_WHAT TO WORK ON_
All lines in the data bearing the string "LaTeX" should be identified and copied.

_EXTRACTED ENTRIES_
↓↓↓

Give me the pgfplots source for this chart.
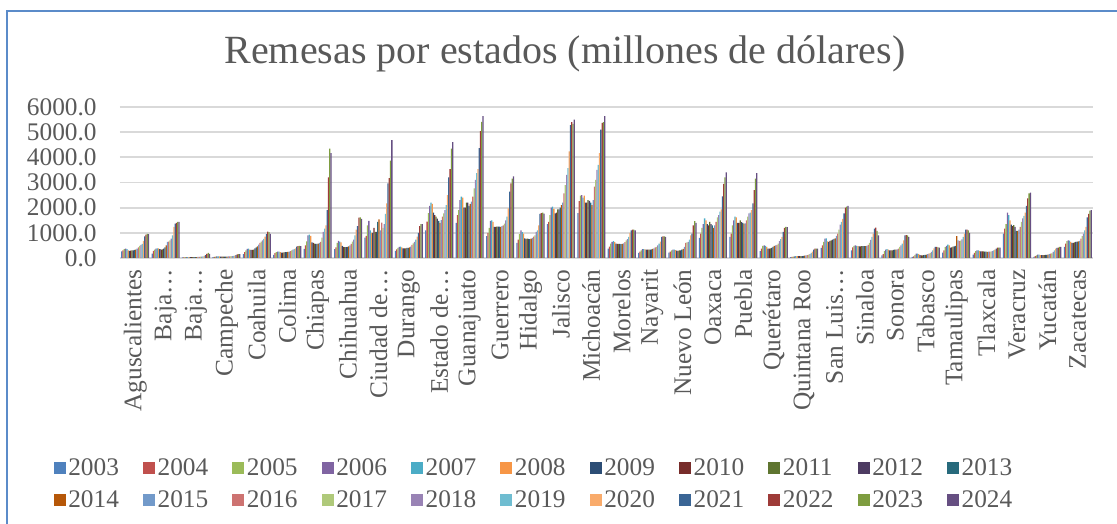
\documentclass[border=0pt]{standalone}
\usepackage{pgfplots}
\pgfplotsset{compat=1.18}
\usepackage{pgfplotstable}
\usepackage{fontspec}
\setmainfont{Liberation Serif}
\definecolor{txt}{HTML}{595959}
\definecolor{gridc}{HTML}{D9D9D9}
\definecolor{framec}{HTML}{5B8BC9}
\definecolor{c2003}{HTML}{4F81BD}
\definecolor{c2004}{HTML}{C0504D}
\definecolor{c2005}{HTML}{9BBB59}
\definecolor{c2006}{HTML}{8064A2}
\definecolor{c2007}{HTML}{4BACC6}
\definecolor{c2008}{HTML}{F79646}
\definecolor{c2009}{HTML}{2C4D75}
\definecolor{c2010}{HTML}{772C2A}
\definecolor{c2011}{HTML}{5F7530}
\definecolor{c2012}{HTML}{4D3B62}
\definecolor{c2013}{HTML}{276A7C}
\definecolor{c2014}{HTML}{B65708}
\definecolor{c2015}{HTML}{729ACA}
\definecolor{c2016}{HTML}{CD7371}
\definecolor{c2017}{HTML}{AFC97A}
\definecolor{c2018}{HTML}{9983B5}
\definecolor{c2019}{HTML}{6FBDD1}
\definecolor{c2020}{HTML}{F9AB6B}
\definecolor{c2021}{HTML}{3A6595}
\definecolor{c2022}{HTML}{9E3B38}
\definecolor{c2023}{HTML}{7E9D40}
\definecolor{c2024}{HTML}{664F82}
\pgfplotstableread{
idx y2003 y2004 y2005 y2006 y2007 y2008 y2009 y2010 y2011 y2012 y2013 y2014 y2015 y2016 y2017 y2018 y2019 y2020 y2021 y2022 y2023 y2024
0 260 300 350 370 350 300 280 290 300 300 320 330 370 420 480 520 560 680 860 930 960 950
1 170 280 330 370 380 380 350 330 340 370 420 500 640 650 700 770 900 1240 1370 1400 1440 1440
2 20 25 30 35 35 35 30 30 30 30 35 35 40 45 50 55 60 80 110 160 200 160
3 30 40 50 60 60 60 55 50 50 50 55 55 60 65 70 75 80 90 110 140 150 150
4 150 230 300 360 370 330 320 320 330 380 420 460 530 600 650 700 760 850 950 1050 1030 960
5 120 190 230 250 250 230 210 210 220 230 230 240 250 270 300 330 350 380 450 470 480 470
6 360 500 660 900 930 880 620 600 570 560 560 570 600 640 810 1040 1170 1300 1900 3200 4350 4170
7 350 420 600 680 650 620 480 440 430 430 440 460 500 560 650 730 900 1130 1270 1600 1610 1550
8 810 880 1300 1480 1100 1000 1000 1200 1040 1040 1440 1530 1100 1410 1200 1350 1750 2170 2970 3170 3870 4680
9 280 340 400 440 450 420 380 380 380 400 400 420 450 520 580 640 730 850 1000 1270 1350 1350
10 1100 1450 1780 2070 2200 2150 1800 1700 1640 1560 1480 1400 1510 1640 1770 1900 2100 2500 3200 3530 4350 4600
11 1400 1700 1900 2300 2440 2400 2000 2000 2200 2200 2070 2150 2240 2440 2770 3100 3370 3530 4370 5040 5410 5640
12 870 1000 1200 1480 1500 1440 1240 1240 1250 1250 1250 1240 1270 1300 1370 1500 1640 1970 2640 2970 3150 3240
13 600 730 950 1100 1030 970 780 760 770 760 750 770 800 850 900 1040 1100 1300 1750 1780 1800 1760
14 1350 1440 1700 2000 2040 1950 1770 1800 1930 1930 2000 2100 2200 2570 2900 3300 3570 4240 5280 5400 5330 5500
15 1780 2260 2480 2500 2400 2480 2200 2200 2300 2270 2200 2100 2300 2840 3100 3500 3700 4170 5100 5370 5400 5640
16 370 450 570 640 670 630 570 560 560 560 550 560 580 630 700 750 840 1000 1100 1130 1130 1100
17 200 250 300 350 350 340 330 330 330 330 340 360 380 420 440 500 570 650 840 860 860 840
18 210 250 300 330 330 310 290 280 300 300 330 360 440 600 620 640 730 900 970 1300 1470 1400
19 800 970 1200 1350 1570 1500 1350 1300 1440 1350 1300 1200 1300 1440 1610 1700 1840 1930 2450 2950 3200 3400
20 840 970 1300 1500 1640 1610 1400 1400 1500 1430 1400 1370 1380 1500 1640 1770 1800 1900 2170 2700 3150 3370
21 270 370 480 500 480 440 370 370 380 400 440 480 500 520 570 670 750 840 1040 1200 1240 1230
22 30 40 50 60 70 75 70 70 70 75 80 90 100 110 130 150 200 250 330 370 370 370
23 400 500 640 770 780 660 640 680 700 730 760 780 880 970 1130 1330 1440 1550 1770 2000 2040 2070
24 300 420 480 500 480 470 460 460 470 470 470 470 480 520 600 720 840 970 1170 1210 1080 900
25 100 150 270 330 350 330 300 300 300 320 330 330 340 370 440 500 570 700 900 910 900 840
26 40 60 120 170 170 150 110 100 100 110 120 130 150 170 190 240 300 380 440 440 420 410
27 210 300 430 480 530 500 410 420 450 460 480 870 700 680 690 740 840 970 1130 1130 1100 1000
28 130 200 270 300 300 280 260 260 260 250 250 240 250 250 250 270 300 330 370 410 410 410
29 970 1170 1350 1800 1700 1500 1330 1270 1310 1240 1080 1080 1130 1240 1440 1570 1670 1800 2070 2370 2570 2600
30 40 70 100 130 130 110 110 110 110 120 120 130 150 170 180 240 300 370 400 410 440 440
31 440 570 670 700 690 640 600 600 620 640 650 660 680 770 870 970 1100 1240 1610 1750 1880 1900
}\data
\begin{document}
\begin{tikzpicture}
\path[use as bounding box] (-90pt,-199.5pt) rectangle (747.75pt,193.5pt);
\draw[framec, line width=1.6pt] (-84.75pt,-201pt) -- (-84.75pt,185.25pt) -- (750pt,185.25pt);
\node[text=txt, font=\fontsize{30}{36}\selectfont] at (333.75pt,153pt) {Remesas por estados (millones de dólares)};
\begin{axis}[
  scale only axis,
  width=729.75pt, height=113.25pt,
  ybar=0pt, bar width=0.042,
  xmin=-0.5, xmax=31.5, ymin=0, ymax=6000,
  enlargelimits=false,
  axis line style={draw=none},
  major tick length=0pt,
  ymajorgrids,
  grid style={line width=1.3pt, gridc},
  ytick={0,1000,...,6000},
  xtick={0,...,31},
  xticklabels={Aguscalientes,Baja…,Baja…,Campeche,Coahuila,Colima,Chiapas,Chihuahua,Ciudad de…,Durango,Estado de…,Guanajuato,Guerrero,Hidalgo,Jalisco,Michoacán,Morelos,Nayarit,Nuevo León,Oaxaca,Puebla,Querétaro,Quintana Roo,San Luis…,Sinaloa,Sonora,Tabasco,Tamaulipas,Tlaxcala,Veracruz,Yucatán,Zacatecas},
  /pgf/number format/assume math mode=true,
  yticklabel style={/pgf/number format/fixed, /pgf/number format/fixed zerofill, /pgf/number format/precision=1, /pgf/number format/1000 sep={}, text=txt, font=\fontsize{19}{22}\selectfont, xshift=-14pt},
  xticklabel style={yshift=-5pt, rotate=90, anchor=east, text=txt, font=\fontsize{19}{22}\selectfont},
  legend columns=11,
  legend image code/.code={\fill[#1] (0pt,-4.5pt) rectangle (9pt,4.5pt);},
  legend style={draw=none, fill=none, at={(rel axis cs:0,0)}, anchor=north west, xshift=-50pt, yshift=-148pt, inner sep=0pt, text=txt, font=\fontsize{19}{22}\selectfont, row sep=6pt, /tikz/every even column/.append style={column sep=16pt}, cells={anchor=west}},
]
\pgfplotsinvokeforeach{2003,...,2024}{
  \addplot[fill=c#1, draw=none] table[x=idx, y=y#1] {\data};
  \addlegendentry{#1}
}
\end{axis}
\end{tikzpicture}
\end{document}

↑↑↑
↓↓↓

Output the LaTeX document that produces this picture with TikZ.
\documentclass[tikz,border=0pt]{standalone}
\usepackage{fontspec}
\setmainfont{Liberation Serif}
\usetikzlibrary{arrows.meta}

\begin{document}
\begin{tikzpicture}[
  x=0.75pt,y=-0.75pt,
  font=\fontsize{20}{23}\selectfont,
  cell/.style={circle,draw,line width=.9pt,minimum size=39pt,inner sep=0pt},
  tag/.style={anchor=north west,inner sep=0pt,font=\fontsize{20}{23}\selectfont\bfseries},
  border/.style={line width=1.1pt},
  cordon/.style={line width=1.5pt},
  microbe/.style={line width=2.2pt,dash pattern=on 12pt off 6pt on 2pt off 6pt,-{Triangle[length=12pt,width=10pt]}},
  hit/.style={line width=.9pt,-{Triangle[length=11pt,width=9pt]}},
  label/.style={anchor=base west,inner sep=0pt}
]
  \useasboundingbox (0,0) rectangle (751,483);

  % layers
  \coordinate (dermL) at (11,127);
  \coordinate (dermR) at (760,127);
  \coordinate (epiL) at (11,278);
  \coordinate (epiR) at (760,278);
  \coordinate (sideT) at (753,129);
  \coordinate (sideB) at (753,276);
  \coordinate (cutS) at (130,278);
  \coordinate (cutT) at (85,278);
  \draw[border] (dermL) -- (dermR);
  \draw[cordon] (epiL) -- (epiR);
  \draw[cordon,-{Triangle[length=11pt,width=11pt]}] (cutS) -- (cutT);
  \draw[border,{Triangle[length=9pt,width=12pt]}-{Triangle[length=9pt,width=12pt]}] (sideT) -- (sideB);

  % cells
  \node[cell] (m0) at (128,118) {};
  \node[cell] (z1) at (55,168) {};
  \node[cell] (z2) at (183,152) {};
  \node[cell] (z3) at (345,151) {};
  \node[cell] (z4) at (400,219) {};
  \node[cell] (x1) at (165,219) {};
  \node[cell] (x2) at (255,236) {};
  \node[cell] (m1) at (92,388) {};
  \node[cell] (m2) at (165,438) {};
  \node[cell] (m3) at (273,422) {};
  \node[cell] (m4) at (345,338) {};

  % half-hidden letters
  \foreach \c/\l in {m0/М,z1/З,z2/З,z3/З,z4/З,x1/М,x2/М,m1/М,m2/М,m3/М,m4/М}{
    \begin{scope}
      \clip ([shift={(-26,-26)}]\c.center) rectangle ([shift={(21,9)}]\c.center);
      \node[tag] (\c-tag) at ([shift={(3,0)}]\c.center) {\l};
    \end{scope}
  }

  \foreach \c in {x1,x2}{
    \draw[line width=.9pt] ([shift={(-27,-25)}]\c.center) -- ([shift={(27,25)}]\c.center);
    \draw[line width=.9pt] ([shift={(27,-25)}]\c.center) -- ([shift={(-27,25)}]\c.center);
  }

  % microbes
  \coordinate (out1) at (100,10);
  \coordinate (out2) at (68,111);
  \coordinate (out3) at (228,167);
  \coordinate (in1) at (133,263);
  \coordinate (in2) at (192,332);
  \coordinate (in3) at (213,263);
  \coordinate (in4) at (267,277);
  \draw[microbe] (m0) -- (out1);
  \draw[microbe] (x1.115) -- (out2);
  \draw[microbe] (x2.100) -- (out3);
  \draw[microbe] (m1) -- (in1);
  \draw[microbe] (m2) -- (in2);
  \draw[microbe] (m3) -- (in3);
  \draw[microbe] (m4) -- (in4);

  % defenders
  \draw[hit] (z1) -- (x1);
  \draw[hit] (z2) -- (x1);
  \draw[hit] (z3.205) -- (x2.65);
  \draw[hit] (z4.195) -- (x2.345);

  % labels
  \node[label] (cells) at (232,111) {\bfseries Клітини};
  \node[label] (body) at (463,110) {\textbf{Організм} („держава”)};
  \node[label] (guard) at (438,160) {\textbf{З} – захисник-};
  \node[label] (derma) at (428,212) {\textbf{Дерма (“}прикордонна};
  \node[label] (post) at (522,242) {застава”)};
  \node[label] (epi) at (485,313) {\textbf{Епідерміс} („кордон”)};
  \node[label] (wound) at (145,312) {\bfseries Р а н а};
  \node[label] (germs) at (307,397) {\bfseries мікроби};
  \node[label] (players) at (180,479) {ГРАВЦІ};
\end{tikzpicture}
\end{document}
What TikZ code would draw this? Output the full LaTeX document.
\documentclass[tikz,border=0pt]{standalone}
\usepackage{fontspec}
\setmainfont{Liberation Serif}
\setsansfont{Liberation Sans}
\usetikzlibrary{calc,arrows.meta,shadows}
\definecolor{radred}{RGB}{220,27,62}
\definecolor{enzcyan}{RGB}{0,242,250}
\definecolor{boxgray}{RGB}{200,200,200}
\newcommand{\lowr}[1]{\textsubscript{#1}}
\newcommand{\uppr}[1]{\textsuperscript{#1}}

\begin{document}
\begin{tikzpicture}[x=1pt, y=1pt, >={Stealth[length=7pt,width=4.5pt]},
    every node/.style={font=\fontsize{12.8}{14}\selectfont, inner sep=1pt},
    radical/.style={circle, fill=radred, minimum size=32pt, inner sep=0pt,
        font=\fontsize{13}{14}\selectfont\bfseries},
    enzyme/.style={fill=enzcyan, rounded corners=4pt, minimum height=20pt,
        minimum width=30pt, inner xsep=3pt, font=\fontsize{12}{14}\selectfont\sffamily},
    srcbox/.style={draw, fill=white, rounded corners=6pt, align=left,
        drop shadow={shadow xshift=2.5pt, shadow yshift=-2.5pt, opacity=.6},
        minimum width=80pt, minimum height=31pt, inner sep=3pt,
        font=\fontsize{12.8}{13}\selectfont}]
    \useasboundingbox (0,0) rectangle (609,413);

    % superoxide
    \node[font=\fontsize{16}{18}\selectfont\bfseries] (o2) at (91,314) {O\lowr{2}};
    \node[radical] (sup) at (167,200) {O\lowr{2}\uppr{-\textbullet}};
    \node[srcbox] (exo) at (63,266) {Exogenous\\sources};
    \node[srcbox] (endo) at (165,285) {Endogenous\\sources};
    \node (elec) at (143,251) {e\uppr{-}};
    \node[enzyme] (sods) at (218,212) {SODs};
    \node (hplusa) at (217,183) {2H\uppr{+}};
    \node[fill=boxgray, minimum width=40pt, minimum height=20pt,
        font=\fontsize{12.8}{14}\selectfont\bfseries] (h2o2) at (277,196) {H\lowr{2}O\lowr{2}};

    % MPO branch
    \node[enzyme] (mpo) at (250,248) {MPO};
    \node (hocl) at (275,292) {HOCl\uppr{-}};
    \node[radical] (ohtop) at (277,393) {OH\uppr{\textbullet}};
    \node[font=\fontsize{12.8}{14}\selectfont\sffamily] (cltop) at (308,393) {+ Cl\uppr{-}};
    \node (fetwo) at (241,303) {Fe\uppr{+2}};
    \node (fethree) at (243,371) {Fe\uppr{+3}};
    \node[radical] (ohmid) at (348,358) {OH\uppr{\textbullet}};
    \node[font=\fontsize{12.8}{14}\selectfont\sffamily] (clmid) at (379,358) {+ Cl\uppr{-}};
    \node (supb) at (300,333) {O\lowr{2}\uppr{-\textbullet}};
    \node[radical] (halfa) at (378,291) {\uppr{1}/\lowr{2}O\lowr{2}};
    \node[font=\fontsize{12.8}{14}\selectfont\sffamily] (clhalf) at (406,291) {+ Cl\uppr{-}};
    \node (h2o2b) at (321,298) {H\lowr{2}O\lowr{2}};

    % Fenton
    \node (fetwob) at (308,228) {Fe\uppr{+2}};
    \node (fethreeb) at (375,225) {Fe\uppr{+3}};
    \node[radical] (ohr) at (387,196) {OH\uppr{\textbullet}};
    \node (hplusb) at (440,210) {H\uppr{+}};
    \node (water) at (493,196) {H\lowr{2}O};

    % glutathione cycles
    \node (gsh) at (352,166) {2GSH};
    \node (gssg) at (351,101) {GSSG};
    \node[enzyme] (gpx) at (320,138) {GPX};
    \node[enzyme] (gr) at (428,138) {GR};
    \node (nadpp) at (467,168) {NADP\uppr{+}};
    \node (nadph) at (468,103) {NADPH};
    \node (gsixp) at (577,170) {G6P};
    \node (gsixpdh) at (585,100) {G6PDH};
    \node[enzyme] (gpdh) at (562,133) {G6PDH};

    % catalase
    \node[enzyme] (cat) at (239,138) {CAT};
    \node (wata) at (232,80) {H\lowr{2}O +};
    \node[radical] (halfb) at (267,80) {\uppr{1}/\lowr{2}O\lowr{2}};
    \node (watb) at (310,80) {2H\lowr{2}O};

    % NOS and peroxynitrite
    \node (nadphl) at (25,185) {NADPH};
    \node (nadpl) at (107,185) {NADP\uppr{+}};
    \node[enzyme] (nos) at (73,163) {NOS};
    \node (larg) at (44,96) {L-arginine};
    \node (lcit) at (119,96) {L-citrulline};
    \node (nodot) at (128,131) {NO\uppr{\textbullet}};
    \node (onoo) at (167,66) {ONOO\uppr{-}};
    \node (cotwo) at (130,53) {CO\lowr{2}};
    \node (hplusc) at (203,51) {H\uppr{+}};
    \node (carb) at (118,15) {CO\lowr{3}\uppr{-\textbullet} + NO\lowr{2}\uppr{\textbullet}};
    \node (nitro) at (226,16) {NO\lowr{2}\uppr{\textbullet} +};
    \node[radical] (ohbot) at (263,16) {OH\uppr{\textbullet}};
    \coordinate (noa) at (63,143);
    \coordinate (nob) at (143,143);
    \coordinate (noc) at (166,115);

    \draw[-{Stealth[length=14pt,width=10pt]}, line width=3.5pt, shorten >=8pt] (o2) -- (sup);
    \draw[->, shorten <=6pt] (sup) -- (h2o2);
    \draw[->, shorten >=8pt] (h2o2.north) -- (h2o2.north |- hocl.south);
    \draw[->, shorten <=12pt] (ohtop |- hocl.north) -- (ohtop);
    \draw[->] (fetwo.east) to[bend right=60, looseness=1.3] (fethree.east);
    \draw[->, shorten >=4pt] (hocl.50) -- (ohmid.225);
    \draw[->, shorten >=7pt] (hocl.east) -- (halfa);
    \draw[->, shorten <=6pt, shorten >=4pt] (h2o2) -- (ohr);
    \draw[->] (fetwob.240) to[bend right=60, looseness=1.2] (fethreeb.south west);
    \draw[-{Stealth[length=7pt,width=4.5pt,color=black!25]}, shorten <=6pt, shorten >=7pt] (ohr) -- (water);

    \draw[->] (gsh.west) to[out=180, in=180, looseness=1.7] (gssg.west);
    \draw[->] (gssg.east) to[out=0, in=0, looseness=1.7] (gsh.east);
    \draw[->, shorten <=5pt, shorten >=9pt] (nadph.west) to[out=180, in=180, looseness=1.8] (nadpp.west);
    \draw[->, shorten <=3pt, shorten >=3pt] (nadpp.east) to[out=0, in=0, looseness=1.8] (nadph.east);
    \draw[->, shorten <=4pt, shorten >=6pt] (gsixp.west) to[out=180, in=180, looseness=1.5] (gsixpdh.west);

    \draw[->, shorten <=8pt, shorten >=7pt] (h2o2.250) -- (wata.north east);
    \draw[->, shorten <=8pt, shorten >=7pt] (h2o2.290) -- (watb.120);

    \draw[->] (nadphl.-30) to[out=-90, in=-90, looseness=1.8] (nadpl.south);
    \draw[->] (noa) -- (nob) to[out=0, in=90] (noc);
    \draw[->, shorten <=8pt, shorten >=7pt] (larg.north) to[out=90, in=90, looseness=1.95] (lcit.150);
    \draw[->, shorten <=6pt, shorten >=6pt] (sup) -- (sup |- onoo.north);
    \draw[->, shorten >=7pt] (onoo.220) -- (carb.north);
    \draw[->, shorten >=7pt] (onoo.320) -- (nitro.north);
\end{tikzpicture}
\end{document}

↑↑↑

_TASK OUTPUT_
Output the LaTeX document that produces this picture with TikZ.
What TikZ code would draw this? Output the full LaTeX document.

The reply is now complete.